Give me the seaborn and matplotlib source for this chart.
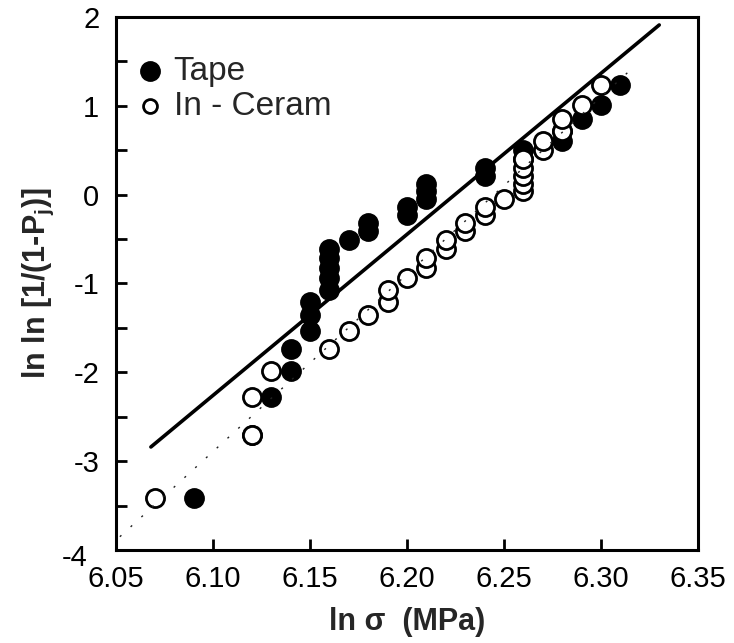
import seaborn as sns
import matplotlib.pyplot as plt
import matplotlib.transforms as mtransforms
import pandas as pd

# Weibull plot data
tape_x = [6.09, 6.12, 6.13, 6.14, 6.14, 6.15, 6.15, 6.15, 6.16, 6.16,
          6.16, 6.16, 6.16, 6.17, 6.18, 6.18, 6.20, 6.20, 6.21, 6.21,
          6.21, 6.24, 6.24, 6.26, 6.26, 6.28, 6.28, 6.29, 6.30, 6.31]
tape_y = [-3.42, -2.71, -2.28, -1.98, -1.74, -1.54, -1.36, -1.21, -1.07, -0.94,
          -0.83, -0.71, -0.61, -0.51, -0.41, -0.32, -0.23, -0.14, -0.05, 0.04,
          0.12, 0.21, 0.30, 0.40, 0.50, 0.60, 0.72, 0.85, 1.01, 1.23]

ceram_x = [6.07, 6.12, 6.12, 6.13, 6.16, 6.17, 6.18, 6.19, 6.19, 6.20,
           6.21, 6.21, 6.22, 6.22, 6.23, 6.23, 6.24, 6.24, 6.25, 6.26,
           6.26, 6.26, 6.26, 6.26, 6.27, 6.27, 6.28, 6.28, 6.29, 6.30]
ceram_y = [-3.42, -2.71, -2.28, -1.98, -1.74, -1.54, -1.36, -1.21, -1.07, -0.94,
           -0.83, -0.71, -0.61, -0.51, -0.41, -0.32, -0.23, -0.14, -0.05, 0.04,
           0.12, 0.21, 0.30, 0.40, 0.50, 0.60, 0.72, 0.85, 1.01, 1.23]

# fitted lines (end points)
tape_fit_x = [6.068, 6.330]
tape_fit_y = [-2.84, 1.91]
ceram_fit_x = [6.052, 6.315]
ceram_fit_y = [-3.85, 1.40]

x_ticks = [6.05, 6.10, 6.15, 6.20, 6.25, 6.30, 6.35]
y_ticks = [-4, -3, -2, -1, 0, 1, 2]

df_tape = pd.DataFrame({'x': tape_x, 'y': tape_y})
df_ceram = pd.DataFrame({'x': ceram_x, 'y': ceram_y})

sns.set_style("ticks")
plt.rcParams['font.family'] = ['Liberation Sans', 'DejaVu Sans']
plt.rcParams['axes.unicode_minus'] = False

fig = plt.figure(figsize=(7.34, 6.43), dpi=100)
ax = fig.add_axes([0.158, 0.1446, 0.793, 0.829])

sns.lineplot(x=tape_fit_x, y=tape_fit_y, color='black', linewidth=2.6, ax=ax, zorder=2)
sns.scatterplot(data=df_tape, x='x', y='y', color='black', edgecolor='black',
                s=190, linewidth=1.2, ax=ax, label='Tape', zorder=3)
sns.scatterplot(data=df_ceram, x='x', y='y', color='white', edgecolor='black',
                s=170, linewidth=2.0, ax=ax, label='In - Ceram', zorder=4)
sns.lineplot(x=ceram_fit_x, y=ceram_fit_y, color='#222222', linewidth=1.0,
             linestyle=(0, (1.5, 9)), ax=ax, zorder=5)

ax.set_xlim(6.05, 6.35)
ax.set_ylim(-4, 2)
ax.set_xticks(x_ticks)
ax.set_xticklabels([f'{v:.2f}' for v in x_ticks])
ax.set_yticks(y_ticks)
ax.set_yticks([-3.5, -2.5, -1.5, -0.5, 0.5, 1.5], minor=True)
ax.tick_params(axis='both', which='both', direction='in', length=8, width=2,
               labelsize=21, colors='black')
ax.tick_params(axis='x', pad=11)
ax.tick_params(axis='y', pad=12)

# the -4 label sits a bit lower and further left in the original
for lab in ax.get_yticklabels():
    if lab.get_text() == '-4':
        lab.set_transform(lab.get_transform() +
                          mtransforms.ScaledTranslation(-0.12, -0.05, fig.dpi_scale_trans))

for side in ['top', 'right', 'left', 'bottom']:
    ax.spines[side].set_visible(True)
    ax.spines[side].set_linewidth(2.2)
    ax.spines[side].set_color('black')

ax.set_xlabel('ln σ  (MPa)', fontsize=22, fontweight='bold', labelpad=10)
ax.set_ylabel(r'ln ln [1/(1-P$_\mathregular{j}$)]', fontsize=22, fontweight='bold', labelpad=4)

leg = ax.legend(loc='upper left', bbox_to_anchor=(-0.004, 0.965), frameon=False,
                fontsize=24, handlelength=1.0, handletextpad=0.2, labelspacing=0.12,
                borderaxespad=0.2)
leg.legend_handles[1].set_sizes([100])

plt.savefig('out.png', dpi=100, facecolor='white')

## WORK TO BE COMPLETED
Return the material exactly as given, apart from the pictures.

## WRITTEN ANSWER
Give me the seaborn and matplotlib source for this chart.
import seaborn as sns
import matplotlib.pyplot as plt
import matplotlib.transforms as mtransforms
import pandas as pd

# Weibull plot data
tape_x = [6.09, 6.12, 6.13, 6.14, 6.14, 6.15, 6.15, 6.15, 6.16, 6.16,
          6.16, 6.16, 6.16, 6.17, 6.18, 6.18, 6.20, 6.20, 6.21, 6.21,
          6.21, 6.24, 6.24, 6.26, 6.26, 6.28, 6.28, 6.29, 6.30, 6.31]
tape_y = [-3.42, -2.71, -2.28, -1.98, -1.74, -1.54, -1.36, -1.21, -1.07, -0.94,
          -0.83, -0.71, -0.61, -0.51, -0.41, -0.32, -0.23, -0.14, -0.05, 0.04,
          0.12, 0.21, 0.30, 0.40, 0.50, 0.60, 0.72, 0.85, 1.01, 1.23]

ceram_x = [6.07, 6.12, 6.12, 6.13, 6.16, 6.17, 6.18, 6.19, 6.19, 6.20,
           6.21, 6.21, 6.22, 6.22, 6.23, 6.23, 6.24, 6.24, 6.25, 6.26,
           6.26, 6.26, 6.26, 6.26, 6.27, 6.27, 6.28, 6.28, 6.29, 6.30]
ceram_y = [-3.42, -2.71, -2.28, -1.98, -1.74, -1.54, -1.36, -1.21, -1.07, -0.94,
           -0.83, -0.71, -0.61, -0.51, -0.41, -0.32, -0.23, -0.14, -0.05, 0.04,
           0.12, 0.21, 0.30, 0.40, 0.50, 0.60, 0.72, 0.85, 1.01, 1.23]

# fitted lines (end points)
tape_fit_x = [6.068, 6.330]
tape_fit_y = [-2.84, 1.91]
ceram_fit_x = [6.052, 6.315]
ceram_fit_y = [-3.85, 1.40]

x_ticks = [6.05, 6.10, 6.15, 6.20, 6.25, 6.30, 6.35]
y_ticks = [-4, -3, -2, -1, 0, 1, 2]

df_tape = pd.DataFrame({'x': tape_x, 'y': tape_y})
df_ceram = pd.DataFrame({'x': ceram_x, 'y': ceram_y})

sns.set_style("ticks")
plt.rcParams['font.family'] = ['Liberation Sans', 'DejaVu Sans']
plt.rcParams['axes.unicode_minus'] = False

fig = plt.figure(figsize=(7.34, 6.43), dpi=100)
ax = fig.add_axes([0.158, 0.1446, 0.793, 0.829])

sns.lineplot(x=tape_fit_x, y=tape_fit_y, color='black', linewidth=2.6, ax=ax, zorder=2)
sns.scatterplot(data=df_tape, x='x', y='y', color='black', edgecolor='black',
                s=190, linewidth=1.2, ax=ax, label='Tape', zorder=3)
sns.scatterplot(data=df_ceram, x='x', y='y', color='white', edgecolor='black',
                s=170, linewidth=2.0, ax=ax, label='In - Ceram', zorder=4)
sns.lineplot(x=ceram_fit_x, y=ceram_fit_y, color='#222222', linewidth=1.0,
             linestyle=(0, (1.5, 9)), ax=ax, zorder=5)

ax.set_xlim(6.05, 6.35)
ax.set_ylim(-4, 2)
ax.set_xticks(x_ticks)
ax.set_xticklabels([f'{v:.2f}' for v in x_ticks])
ax.set_yticks(y_ticks)
ax.set_yticks([-3.5, -2.5, -1.5, -0.5, 0.5, 1.5], minor=True)
ax.tick_params(axis='both', which='both', direction='in', length=8, width=2,
               labelsize=21, colors='black')
ax.tick_params(axis='x', pad=11)
ax.tick_params(axis='y', pad=12)

# the -4 label sits a bit lower and further left in the original
for lab in ax.get_yticklabels():
    if lab.get_text() == '-4':
        lab.set_transform(lab.get_transform() +
                          mtransforms.ScaledTranslation(-0.12, -0.05, fig.dpi_scale_trans))

for side in ['top', 'right', 'left', 'bottom']:
    ax.spines[side].set_visible(True)
    ax.spines[side].set_linewidth(2.2)
    ax.spines[side].set_color('black')

ax.set_xlabel('ln σ  (MPa)', fontsize=22, fontweight='bold', labelpad=10)
ax.set_ylabel(r'ln ln [1/(1-P$_\mathregular{j}$)]', fontsize=22, fontweight='bold', labelpad=4)

leg = ax.legend(loc='upper left', bbox_to_anchor=(-0.004, 0.965), frameon=False,
                fontsize=24, handlelength=1.0, handletextpad=0.2, labelspacing=0.12,
                borderaxespad=0.2)
leg.legend_handles[1].set_sizes([100])

plt.savefig('out.png', dpi=100, facecolor='white')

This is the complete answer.